--- begin ---

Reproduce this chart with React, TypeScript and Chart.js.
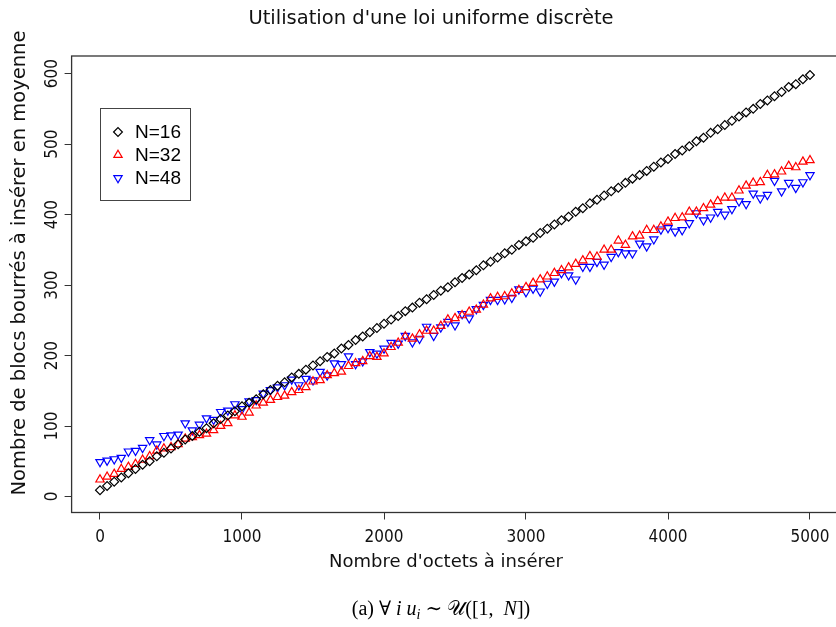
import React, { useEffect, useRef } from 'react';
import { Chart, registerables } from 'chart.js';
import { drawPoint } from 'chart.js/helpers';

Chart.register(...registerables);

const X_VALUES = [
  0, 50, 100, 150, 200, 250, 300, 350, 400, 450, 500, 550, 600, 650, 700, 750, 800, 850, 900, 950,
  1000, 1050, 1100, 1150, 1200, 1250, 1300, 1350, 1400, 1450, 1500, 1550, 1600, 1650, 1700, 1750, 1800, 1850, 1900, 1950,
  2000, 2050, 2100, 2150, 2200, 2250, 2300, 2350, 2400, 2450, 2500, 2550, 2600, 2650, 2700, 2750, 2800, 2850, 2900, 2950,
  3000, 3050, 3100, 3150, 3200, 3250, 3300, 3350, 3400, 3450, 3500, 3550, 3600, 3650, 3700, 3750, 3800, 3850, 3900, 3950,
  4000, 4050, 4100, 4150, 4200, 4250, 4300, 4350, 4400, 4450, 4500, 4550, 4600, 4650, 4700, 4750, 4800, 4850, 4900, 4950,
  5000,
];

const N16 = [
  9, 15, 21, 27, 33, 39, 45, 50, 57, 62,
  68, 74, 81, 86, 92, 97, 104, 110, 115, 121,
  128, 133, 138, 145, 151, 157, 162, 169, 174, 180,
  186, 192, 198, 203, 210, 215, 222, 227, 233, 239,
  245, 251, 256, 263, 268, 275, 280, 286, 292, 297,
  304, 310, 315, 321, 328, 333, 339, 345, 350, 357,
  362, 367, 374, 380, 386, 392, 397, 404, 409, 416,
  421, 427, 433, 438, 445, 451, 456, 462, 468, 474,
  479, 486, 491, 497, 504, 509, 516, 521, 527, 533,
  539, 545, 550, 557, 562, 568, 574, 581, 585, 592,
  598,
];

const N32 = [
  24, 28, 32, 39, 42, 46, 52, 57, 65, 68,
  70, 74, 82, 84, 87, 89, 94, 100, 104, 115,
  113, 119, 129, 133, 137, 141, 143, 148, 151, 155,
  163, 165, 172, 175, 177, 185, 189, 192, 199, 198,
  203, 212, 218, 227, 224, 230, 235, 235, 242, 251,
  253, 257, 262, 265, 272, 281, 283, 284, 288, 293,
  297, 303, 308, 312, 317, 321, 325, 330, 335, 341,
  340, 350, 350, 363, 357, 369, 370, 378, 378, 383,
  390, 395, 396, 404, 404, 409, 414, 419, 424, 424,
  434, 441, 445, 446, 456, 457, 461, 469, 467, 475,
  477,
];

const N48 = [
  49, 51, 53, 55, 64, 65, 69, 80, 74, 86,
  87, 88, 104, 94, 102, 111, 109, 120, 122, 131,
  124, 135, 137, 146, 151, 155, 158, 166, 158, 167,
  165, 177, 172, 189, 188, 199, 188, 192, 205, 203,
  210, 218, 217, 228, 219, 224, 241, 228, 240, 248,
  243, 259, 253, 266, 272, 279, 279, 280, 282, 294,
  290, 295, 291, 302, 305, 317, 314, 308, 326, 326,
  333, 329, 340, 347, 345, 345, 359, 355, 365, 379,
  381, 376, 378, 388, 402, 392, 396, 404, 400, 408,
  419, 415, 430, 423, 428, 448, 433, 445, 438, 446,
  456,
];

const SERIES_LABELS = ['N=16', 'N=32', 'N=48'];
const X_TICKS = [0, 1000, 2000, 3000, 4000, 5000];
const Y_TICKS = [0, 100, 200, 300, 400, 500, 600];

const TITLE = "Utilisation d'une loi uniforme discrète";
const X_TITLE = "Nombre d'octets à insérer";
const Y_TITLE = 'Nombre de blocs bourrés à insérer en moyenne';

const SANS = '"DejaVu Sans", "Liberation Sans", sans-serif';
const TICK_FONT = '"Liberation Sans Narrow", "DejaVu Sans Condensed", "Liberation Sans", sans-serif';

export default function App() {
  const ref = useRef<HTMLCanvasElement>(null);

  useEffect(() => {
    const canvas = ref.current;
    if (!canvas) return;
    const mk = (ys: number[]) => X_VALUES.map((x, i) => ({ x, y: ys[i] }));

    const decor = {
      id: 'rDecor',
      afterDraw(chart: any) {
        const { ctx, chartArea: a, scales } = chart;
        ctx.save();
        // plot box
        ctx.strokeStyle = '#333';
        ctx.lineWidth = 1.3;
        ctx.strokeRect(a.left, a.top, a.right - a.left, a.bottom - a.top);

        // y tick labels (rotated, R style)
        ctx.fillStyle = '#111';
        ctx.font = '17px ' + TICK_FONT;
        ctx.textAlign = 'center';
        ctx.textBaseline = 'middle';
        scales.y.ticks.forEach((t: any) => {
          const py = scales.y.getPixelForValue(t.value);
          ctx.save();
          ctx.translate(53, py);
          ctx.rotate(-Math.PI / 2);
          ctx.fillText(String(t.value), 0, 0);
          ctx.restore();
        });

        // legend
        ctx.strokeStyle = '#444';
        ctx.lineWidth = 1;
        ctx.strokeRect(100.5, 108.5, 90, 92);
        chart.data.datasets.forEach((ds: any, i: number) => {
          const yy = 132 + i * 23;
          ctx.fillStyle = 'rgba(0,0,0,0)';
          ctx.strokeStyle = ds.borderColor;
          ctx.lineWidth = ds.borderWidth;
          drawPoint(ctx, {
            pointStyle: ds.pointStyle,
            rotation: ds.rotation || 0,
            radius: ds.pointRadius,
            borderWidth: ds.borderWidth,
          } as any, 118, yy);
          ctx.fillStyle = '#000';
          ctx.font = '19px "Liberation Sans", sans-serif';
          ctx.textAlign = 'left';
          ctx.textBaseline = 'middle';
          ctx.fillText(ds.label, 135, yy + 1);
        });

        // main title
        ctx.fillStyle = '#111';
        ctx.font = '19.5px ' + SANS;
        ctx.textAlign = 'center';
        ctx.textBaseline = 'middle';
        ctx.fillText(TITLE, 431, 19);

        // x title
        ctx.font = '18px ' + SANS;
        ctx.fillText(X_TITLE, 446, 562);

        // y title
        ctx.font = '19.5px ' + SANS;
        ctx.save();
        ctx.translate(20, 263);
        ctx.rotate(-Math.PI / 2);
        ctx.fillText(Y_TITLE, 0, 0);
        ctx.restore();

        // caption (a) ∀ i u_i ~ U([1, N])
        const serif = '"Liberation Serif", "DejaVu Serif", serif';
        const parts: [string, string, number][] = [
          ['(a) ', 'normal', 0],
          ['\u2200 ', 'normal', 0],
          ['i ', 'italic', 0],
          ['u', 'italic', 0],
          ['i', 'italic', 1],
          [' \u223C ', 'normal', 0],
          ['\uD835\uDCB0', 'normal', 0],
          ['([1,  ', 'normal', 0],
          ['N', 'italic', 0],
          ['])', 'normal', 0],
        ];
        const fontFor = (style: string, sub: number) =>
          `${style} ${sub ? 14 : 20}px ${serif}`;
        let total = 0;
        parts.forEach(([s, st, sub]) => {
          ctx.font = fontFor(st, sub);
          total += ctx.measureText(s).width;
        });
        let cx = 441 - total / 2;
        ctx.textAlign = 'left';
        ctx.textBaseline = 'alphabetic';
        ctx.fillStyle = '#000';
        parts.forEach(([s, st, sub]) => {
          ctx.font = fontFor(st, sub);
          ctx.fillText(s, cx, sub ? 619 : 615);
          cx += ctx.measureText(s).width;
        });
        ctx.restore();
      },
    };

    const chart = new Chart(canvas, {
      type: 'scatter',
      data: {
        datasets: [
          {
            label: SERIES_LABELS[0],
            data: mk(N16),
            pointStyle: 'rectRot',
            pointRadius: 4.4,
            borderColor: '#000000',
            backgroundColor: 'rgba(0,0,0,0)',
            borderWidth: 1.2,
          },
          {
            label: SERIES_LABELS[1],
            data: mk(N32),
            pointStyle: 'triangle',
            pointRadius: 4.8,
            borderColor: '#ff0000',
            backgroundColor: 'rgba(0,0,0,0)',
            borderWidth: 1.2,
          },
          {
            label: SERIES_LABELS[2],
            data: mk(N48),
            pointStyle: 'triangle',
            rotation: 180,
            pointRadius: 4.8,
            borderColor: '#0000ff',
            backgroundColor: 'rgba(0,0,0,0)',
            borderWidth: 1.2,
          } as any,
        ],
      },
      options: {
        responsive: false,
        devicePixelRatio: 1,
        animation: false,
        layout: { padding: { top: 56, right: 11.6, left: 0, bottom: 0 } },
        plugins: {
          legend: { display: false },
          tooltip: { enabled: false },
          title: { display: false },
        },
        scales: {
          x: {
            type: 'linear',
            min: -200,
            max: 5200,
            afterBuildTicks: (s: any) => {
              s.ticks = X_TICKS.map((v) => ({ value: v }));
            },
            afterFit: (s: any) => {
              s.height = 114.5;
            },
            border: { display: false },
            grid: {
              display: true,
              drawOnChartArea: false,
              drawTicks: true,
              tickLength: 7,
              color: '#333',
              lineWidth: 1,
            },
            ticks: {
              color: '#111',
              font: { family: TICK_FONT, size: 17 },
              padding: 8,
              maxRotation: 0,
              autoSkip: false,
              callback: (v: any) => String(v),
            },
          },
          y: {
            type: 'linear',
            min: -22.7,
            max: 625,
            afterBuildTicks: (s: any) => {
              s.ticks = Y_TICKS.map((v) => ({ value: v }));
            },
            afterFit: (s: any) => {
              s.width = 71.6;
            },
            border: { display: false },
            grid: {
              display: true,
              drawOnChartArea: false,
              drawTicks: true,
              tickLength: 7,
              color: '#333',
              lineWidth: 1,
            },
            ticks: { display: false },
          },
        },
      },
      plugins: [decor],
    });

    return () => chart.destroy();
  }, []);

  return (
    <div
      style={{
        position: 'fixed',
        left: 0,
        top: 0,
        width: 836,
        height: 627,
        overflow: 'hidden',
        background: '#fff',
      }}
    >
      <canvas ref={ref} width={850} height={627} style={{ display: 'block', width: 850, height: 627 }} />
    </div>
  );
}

--- end ---

Count the lines of the data that contain the string "React", and reply with that number alone.

2